I have no experience canning with xylitol. I’d love it if you’d let us know how it goes once you’ve done it!
Bernardin make a great sugar free pectin too
I want to make pickled beets in a water bath. Should I use Monkfruit or Zyletol sweetener?
I don’t have experiencing using either, so I can’t say.
I was given a Ball Jam & Jelly maker. Has anyone had experience making jam with allulose in one of these appliances?
I followed a Ball Blue Book recipe for canning raspberry jam without sugar using Ball Low or No-Sugar Needed Pectin. The end result was an extremely tart, thin spread. I plan to stir in some Stevia after opening each jar. Any other suggestions?
I’m so sorry, but I just don’t have that kind of experience with that device.
Thanks, Marisa, for getting back to me.
You’re welcome! I’m so sorry that I wasn’t able to help more!
Xylitol is not an artificial sweetener. It is an all natural product made from Birch. Unless you don’t do your research and buy one made from corn or worse, made in China, who knows what that would actually be.
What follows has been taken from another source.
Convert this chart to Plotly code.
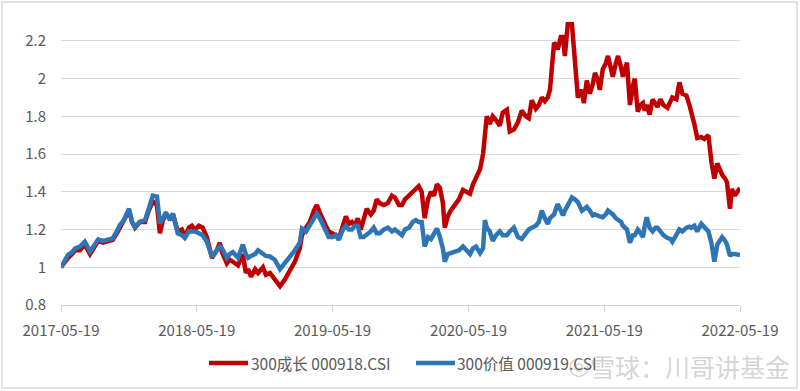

It tastes exactly like sugar and can be used and 1:1 ratio.
i live in australia and when i make jam i cut down on the sugar and seal the metal jars in the microwave and each one has been great. the rules are max of 3 jars must not touch the walls or each other and within 5 minutes if the jam was hot going in they came out beautifully. it is to hot cooking in the summer so quick is great. i do all sorts of sizes and love it (i must admit when i had a new microwave i was very careful and stood back for a minute NONE has BROKEN ever. all the best c fitzgerald
Wondering if I can substitute Swerve granular for sugar when using the Low-Sugar Sure-Jell pectin for plum jam?
It depends on the pectin. The Mrs. Wages low/no sugar pectin works perfectly with Swerve.
Re Splenda, Equal, Truvia, or xylitol
What about allulose? Would this option maintain preservation effects of sugar?
I don’t have any experience with allulose, so I can’t offer any insight.